Das Rekursgericht erachtete die Beiziehung eines weiteren Sachverständigen aus dem Bauwesen für erforderlich. Es entspreche einer allgemeinen Lebenserfahrungstatsache, dass bei nicht bewohnten, ständig geschlossen gehaltenen, nicht gelüfteten und in der kalten Jahreszeit nicht beheizten Häusern die evidente Gefahr einer möglicherweise beträchtlichen Substanzschädigung und eines dadurch bedingten Wertverfalles bestehe. Ob in diesem Umstand ein Notfall iSd § 232 ABGB gesehen werden könne, lasse sich auf der derzeitigen Sachverhaltsgrundlage noch nicht verlässlich beurteilen. Erst nach der Feststellung, ob eine mehrjährige Nichtbenützung des Hauses eine Wertminderung desselben erwarten lasse, könne beurteilt werden, ob nicht ein Verkauf dieser Liegenschaft in Anbetracht der konkreten Umstände dem offenbaren Vorteil der Betroffenen gereichen würde oder zur Abwendung eines Notfalles erforderlich wäre.
Der Revisionsrekurs sei zulässig, weil zur Frage, ob sich die gerichtliche Genehmigung des Verkaufes einer Liegenschaft der betroffenen Person exakt an die Kriterien des § 232 zu orientieren habe, keine oberstgerichtliche Rechtsprechung vorliege.
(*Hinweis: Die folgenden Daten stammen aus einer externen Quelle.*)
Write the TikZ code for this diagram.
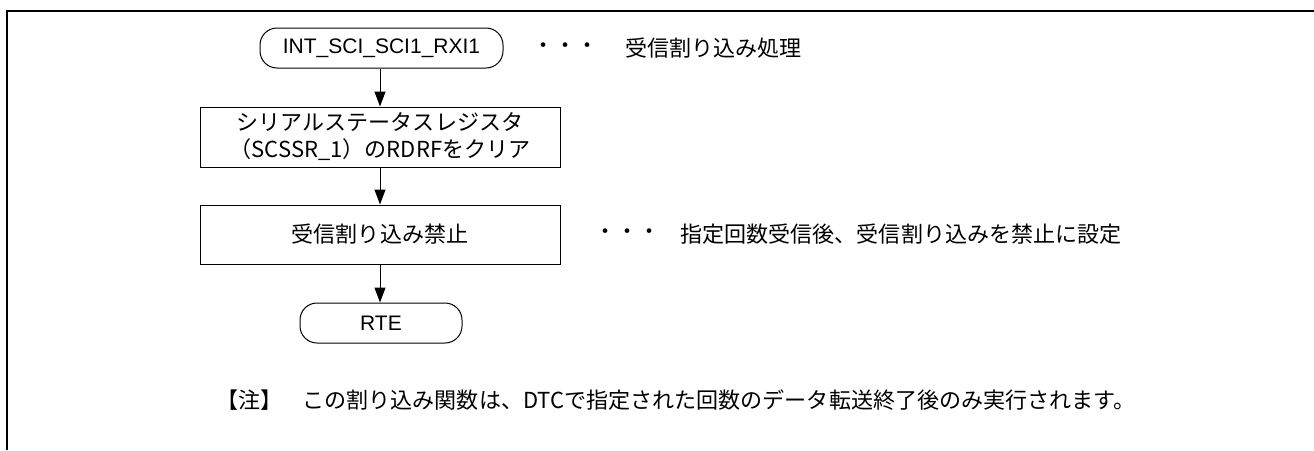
\documentclass[tikz,border=0pt]{standalone}
\usepackage{fontspec}
\setmainfont{Liberation Sans}
\newfontfamily\jp{Noto Sans CJK JP}[Scale=1.05]
\usetikzlibrary{arrows.meta}
\begin{document}
\begin{tikzpicture}[x=1pt,y=-1pt,
  base/.style={font=\fontsize{21}{29}\selectfont, inner sep=0pt, line width=1pt},
  term/.style={base, draw, rounded corners=17pt, minimum height=40pt},
  proc/.style={base, draw, minimum width=360pt, align=center},
  side/.style={base, anchor=west},
  flow/.style={line width=1pt, -{Triangle[length=15pt,width=11pt]}}
]
\useasboundingbox (0,0) rectangle (1314,450);
\draw[line width=2pt] (7,450) -- (7,11) -- (1314,11);

\node[term, minimum width=243pt] (start) at (381.5,48) {INT\_SCI\_SCI1\_RXI1};
\node[proc, minimum height=60pt] (clr) at (380,137) {\jp{シリアルステータスレジスタ}\\[-2pt]\jp{（}SCSSR\_1\jp{）の}RDRF\jp{をクリア}};
\node[proc, minimum height=59pt] (dis) at (380,234.5) {\jp{受信割り込み禁止}};
\node[term, minimum width=162pt] (rte) at (381,323) {RTE};

\draw[flow] (start.south -| clr.north) -- (clr.north);
\draw[flow] (clr) -- (dis);
\draw[flow] (dis.south) -- (dis.south |- rte.north);

\node[side] (d1) at (532,48) {\jp{・・・}};
\node[side] (t1) at (625,48) {\jp{受信割り込み処理}};
\node[side] (d2) at (594,234.5) {\jp{・・・}};
\node[side] (t2) at (680,234.5) {\jp{指定回数受信後、受信割り込みを禁止に設定}};

\node[base, anchor=east] (note) at (1136,400) {\jp{【注】}\hspace{0.9em}\jp{この割り込み関数は、DTCで指定された回数のデータ転送終了後のみ実行されます。}};
\end{tikzpicture}
\end{document}
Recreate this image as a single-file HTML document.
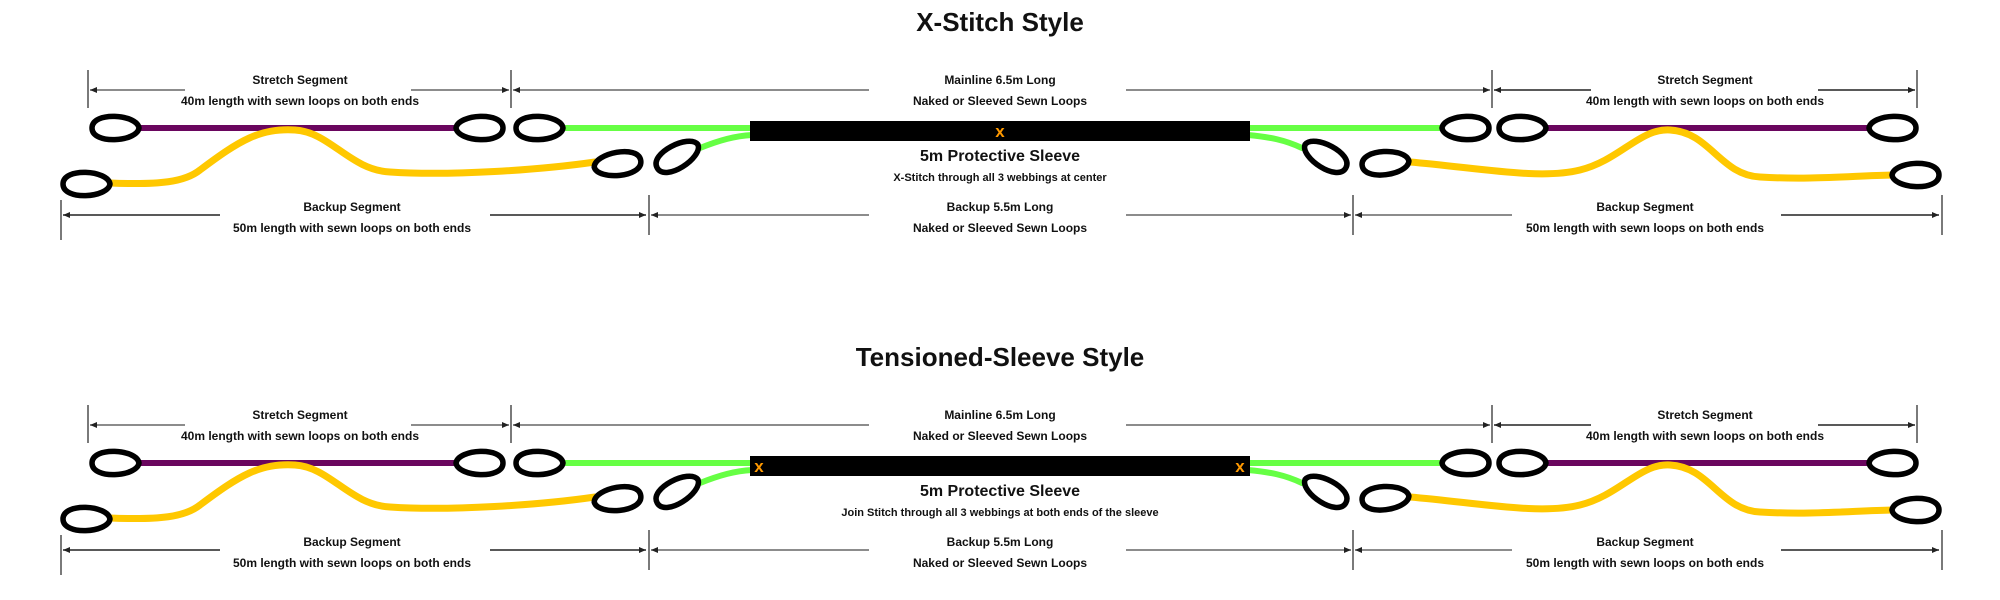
<!DOCTYPE html>
<html><head><meta charset="utf-8"><style>
html,body{margin:0;padding:0;background:#fff;}
svg{display:block;}
text{font-family:"Liberation Sans",sans-serif;font-weight:bold;}
</style></head><body>
<svg width="2000" height="600" viewBox="0 0 2000 600" xmlns="http://www.w3.org/2000/svg">
<defs>
<marker id="ah" markerWidth="8" markerHeight="8" refX="7" refY="4" orient="auto-start-reverse" markerUnits="userSpaceOnUse">
<path d="M0,1 L7,4 L0,7 Z" fill="#222"/></marker>
<path id="lp" d="M23,0 C21,-14 -24,-17 -24,0 C-24,17 21,14 23,0 Z" fill="#fff" stroke="#000" stroke-width="5.5" stroke-linejoin="round"/>
<g id="base">
 <g stroke="#333" stroke-width="1.3">
  <line x1="88" y1="70" x2="88" y2="108"/><line x1="511" y1="70" x2="511" y2="108"/>
  <line x1="1492" y1="70" x2="1492" y2="108"/><line x1="1917" y1="70" x2="1917" y2="108"/>
  <line x1="61" y1="200" x2="61" y2="240"/><line x1="649" y1="195" x2="649" y2="235"/>
  <line x1="1353" y1="195" x2="1353" y2="235"/><line x1="1942" y1="195" x2="1942" y2="235"/>
 </g>
 <g stroke="#666" stroke-width="1.6">
  <line x1="90" y1="90" x2="185" y2="90" marker-start="url(#ah)"/>
  <line x1="411" y1="90" x2="509" y2="90" marker-end="url(#ah)"/>
  <line x1="513" y1="90" x2="869" y2="90" marker-start="url(#ah)"/>
  <line x1="1126" y1="90" x2="1490" y2="90" marker-end="url(#ah)"/>
  <line x1="651" y1="215" x2="869" y2="215" marker-start="url(#ah)"/>
  <line x1="1126" y1="215" x2="1351" y2="215" marker-end="url(#ah)"/>
  <line x1="1355" y1="215" x2="1512" y2="215" marker-start="url(#ah)"/>
 </g>
 <g stroke="#222" stroke-width="1.6">
  <line x1="1494" y1="90" x2="1591" y2="90" marker-start="url(#ah)"/>
  <line x1="1818" y1="90" x2="1915" y2="90" marker-end="url(#ah)"/>
  <line x1="63" y1="215" x2="220" y2="215" marker-start="url(#ah)"/>
  <line x1="490" y1="215" x2="646" y2="215" marker-end="url(#ah)"/>
  <line x1="1781" y1="215" x2="1939" y2="215" marker-end="url(#ah)"/>
 </g>
 <g fill="none" stroke-linecap="round">
  <line x1="140" y1="128" x2="456" y2="128" stroke="#6a065e" stroke-width="6"/>
  <line x1="1546" y1="128" x2="1868" y2="128" stroke="#6a065e" stroke-width="6"/>
  <line x1="565" y1="128" x2="752" y2="128" stroke="#66ff44" stroke-width="6"/>
  <line x1="1248" y1="128" x2="1443" y2="128" stroke="#66ff44" stroke-width="6"/>
  <path d="M752,135 C735,136 720,140 700,148" stroke="#66ff44" stroke-width="6"/>
  <path d="M1248,135 C1270,137 1285,140 1302,148" stroke="#66ff44" stroke-width="6"/>
  <path d="M110,183 C160,185 185,182 200,170 C240,140 260,128 295,130 C330,132 350,170 390,172 C450,176 540,170 595,162" stroke="#ffc800" stroke-width="7"/>
  <path d="M1410,162 C1480,168 1540,180 1580,170 C1620,160 1640,128 1670,130 C1710,132 1720,175 1760,177 C1810,180 1850,176 1892,175" stroke="#ffc800" stroke-width="7"/>
 </g>
 <rect x="750" y="121" width="500" height="20" fill="#000"/>
 <use href="#lp" transform="translate(116,128)"/>
 <use href="#lp" transform="translate(479,128) scale(-1,1)"/>
 <use href="#lp" transform="translate(540,128)"/>
 <use href="#lp" transform="translate(678,156) rotate(-30)"/>
 <use href="#lp" transform="translate(617,164) scale(-1,1) rotate(8)"/>
 <use href="#lp" transform="translate(87,184)"/>
 <use href="#lp" transform="translate(1465,128) scale(-1,1)"/>
 <use href="#lp" transform="translate(1523,128)"/>
 <use href="#lp" transform="translate(1892,128) scale(-1,1)"/>
 <use href="#lp" transform="translate(1325,156) scale(-1,1) rotate(-30)"/>
 <use href="#lp" transform="translate(1386,163) rotate(-5)"/>
 <use href="#lp" transform="translate(1915,175) scale(-1,1)"/>
</g>
</defs>

<use href="#base"/>
<use href="#base" y="335"/>

<g text-anchor="middle" fill="#111">
 <text x="1000" y="31" font-size="26">X-Stitch Style</text>
 <text x="1000" y="366" font-size="26">Tensioned-Sleeve Style</text>
 <g font-size="12">
  <text x="300" y="84">Stretch Segment</text><text x="300" y="105">40m length with sewn loops on both ends</text>
  <text x="1000" y="84">Mainline 6.5m Long</text><text x="1000" y="105">Naked or Sleeved Sewn Loops</text>
  <text x="1705" y="84">Stretch Segment</text><text x="1705" y="105">40m length with sewn loops on both ends</text>
  <text x="352" y="211">Backup Segment</text><text x="352" y="232">50m length with sewn loops on both ends</text>
  <text x="1000" y="211">Backup 5.5m Long</text><text x="1000" y="232">Naked or Sleeved Sewn Loops</text>
  <text x="1645" y="211">Backup Segment</text><text x="1645" y="232">50m length with sewn loops on both ends</text>

  <text x="300" y="419">Stretch Segment</text><text x="300" y="440">40m length with sewn loops on both ends</text>
  <text x="1000" y="419">Mainline 6.5m Long</text><text x="1000" y="440">Naked or Sleeved Sewn Loops</text>
  <text x="1705" y="419">Stretch Segment</text><text x="1705" y="440">40m length with sewn loops on both ends</text>
  <text x="352" y="546">Backup Segment</text><text x="352" y="567">50m length with sewn loops on both ends</text>
  <text x="1000" y="546">Backup 5.5m Long</text><text x="1000" y="567">Naked or Sleeved Sewn Loops</text>
  <text x="1645" y="546">Backup Segment</text><text x="1645" y="567">50m length with sewn loops on both ends</text>
 </g>
 <text x="1000" y="161" font-size="16">5m Protective Sleeve</text>
 <text x="1000" y="181" font-size="11">X-Stitch through all 3 webbings at center</text>
 <text x="1000" y="496" font-size="16">5m Protective Sleeve</text>
 <text x="1000" y="516" font-size="11">Join Stitch through all 3 webbings at both ends of the sleeve</text>
 <text x="1000" y="137" font-size="17" style="fill:#ff9900">x</text>
 <text x="759" y="472" font-size="17" style="fill:#ff9900">x</text>
 <text x="1240" y="472" font-size="17" style="fill:#ff9900">x</text>
</g>
</svg>
</body></html>
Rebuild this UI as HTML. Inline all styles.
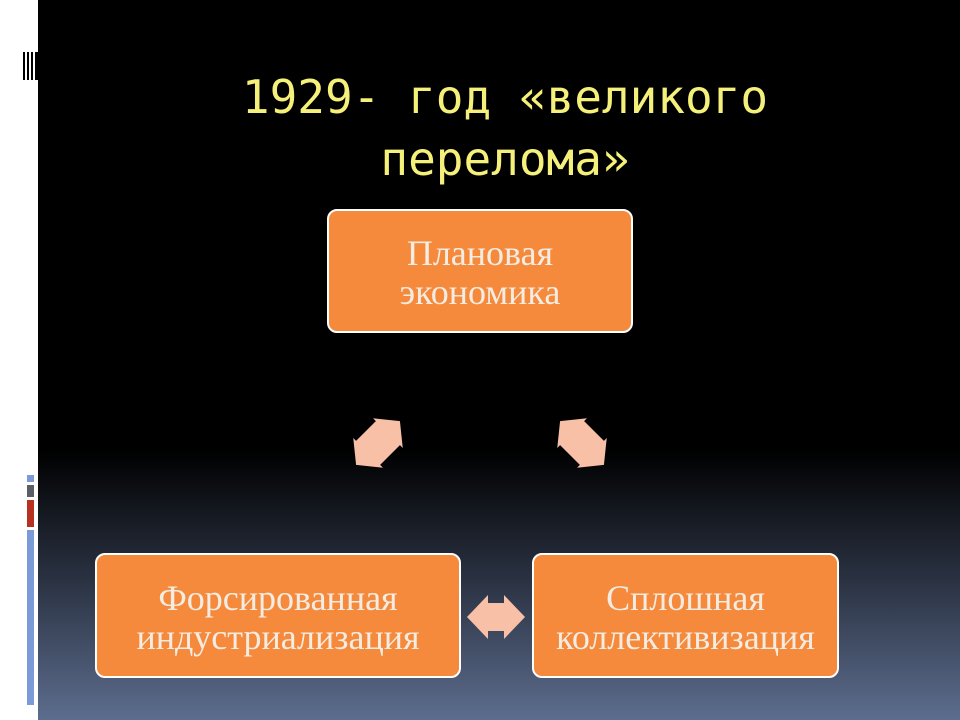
<!DOCTYPE html>
<html><head><meta charset="utf-8"><style>
body{margin:0;width:960px;height:720px;overflow:hidden;position:relative;background:#fff;font-family:"Liberation Serif",serif}
#bg{position:absolute;left:38px;top:0;width:922px;height:720px;background:linear-gradient(to bottom,#000 0,#000 450px,#2a3242 580px,#5d6d8e 720px)}
.bar{position:absolute;background:#000}
.box{position:absolute;background:#f68a3c;border:2px solid #fff;border-radius:10px;box-sizing:border-box;color:#f3ece2;font-size:36px;line-height:39px;text-align:center;display:flex;align-items:center;justify-content:center;padding-top:4px}
.t{position:absolute;left:0;width:1010px;text-align:center;color:#f5f07a;font-family:"DejaVu Sans Mono","Liberation Mono",monospace;font-size:46px}
</style></head><body>
<div id="bg"></div>
<div class="bar" style="left:23px;top:52px;width:2px;height:28px"></div>
<div class="bar" style="left:27px;top:52px;width:2px;height:28px"></div>
<div class="bar" style="left:31px;top:52px;width:2px;height:28px"></div>
<div class="bar" style="left:35px;top:52px;width:3px;height:28px"></div>
<div style="position:absolute;left:27px;top:475px;width:7px;height:7px;background:#7a9ad8"></div>
<div style="position:absolute;left:27px;top:485px;width:7px;height:12px;background:#5a5f66"></div>
<div style="position:absolute;left:27px;top:500px;width:7px;height:27px;background:#b83020"></div>
<div style="position:absolute;left:27px;top:530px;width:7px;height:175px;background:#7a9ad8"></div>
<div class="t" style="top:70px">1929- год «великого</div>
<div class="t" style="top:132px">перелома»</div>
<div class="box" style="left:327px;top:209px;width:306px;height:124px">Плановая<br>экономика</div>
<div class="box" style="left:95px;top:553px;width:366px;height:125px">Форсированная<br>индустриализация</div>
<div class="box" style="left:532px;top:553px;width:307px;height:125px">Сплошная<br>коллективизация</div>
<svg width="960" height="720" style="position:absolute;left:0;top:0">
<polygon points="-29,0 -8,-22 -8,-14 8,-14 8,-22 29,0 8,22 8,14 -8,14 -8,22" fill="#f9c0a8" transform="translate(496,617)"/>
<g fill="#f9c0a8">
<polygon points="-31,0 -14,-21 -14,-17 14,-17 14,-21 31,0 14,21 14,17 -14,17 -14,21" transform="translate(378,443) rotate(-45)"/>
<polygon points="-31,0 -14,-21 -14,-17 14,-17 14,-21 31,0 14,21 14,17 -14,17 -14,21" transform="translate(582,443) rotate(45)"/>
</g>
</svg>
</body></html>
Das Rekursgericht verwies noch darauf, dass in einem Verfahren, in dem es um die Zulässigkeit der Veräußerung unbeweglichen Vermögens gehe, die Interessenlage eines minderjährigen Kindes und jene eines unter Sachwalterschaft stehenden alten Menschens grundverschieden sein.
Die Sachwalterin beantragt in ihrem bei Gericht zu Protokoll gegebenen Revisionsrekurs die Abänderung der angefochtenen Entscheidung dahingehend, dass der Verkauf des Hauses der Betroffenen genehmigt werde.
Rechtliche Beurteilung
Der Revisionsrekurs ist mangels Vorliegens einer erheblichen Rechtsfrage (§ 62 AußStrG) entgegen dem nicht bindenden Ausspruch des Rekursgerichtes unzulässig.
Die pflegschaftsgerichtliche Genehmigung der Veräußerung von Grundbesitz setzt den offenbaren Vorteil des Betroffenen voraus (RIS-Justiz RS0081749; 1 Ob 127/05s; 8 Ob 44/04k). Diese Frage muss das Gericht nach seinem Ermessen unter Berücksichtigung aller Umstände des Einzelfalles beurteilen. Den Willen des Gesetzgebers entsprechend muss dabei zwar ein äußerst strenger Maßstab angelegt werden, um das unbewegliche Vermögen des Betroffenen zu erhalten (RIS-Justiz RS0081749), doch ist eine Entscheidung, ob die Veräußerung einer Liegenschaft in diesem Sinne dem Wohl des Betroffenen dient, nur dann einer Korrektur durch den Obersten Gerichtshof zugänglich, wenn den Vorinstanzen ein grober Fehler unterlaufen wäre (RIS-Justiz RS0007104).
Das Rekursgericht hat einer Erweiterung der Tatsachengrundlage zur Frage, ob im konkreten Fall durch die Nichtbenützung des Hauses eine Wertminderung desselben eintreten könnte, für erforderlich erachtet.
Dem kann zunächst der Oberste Gerichtshof, der nicht Tatsacheninstanz ist, nicht entgegentreten.
Ob letztlich unter Berücksichtigung aller weiterer Umstände (sonstige Vermögenslage und Einkünfte der Betroffenen im Vergleich mit den weiterlaufenden Kosten der Erhaltung des zum Verkauf anstehenden Hauses bzw mit einer zu erwartenden Wertminderung) ein Verkauf der Liegenschaft genehmigt werden kann, ist unter Berücksichtigung der wohlverstandenen Interessen der Betroffenen zu entscheiden.
Da eine erhebliche Rechtsfrage nicht vorliegt, war der Revisionsrekurs als unzulässig zurückzuweisen.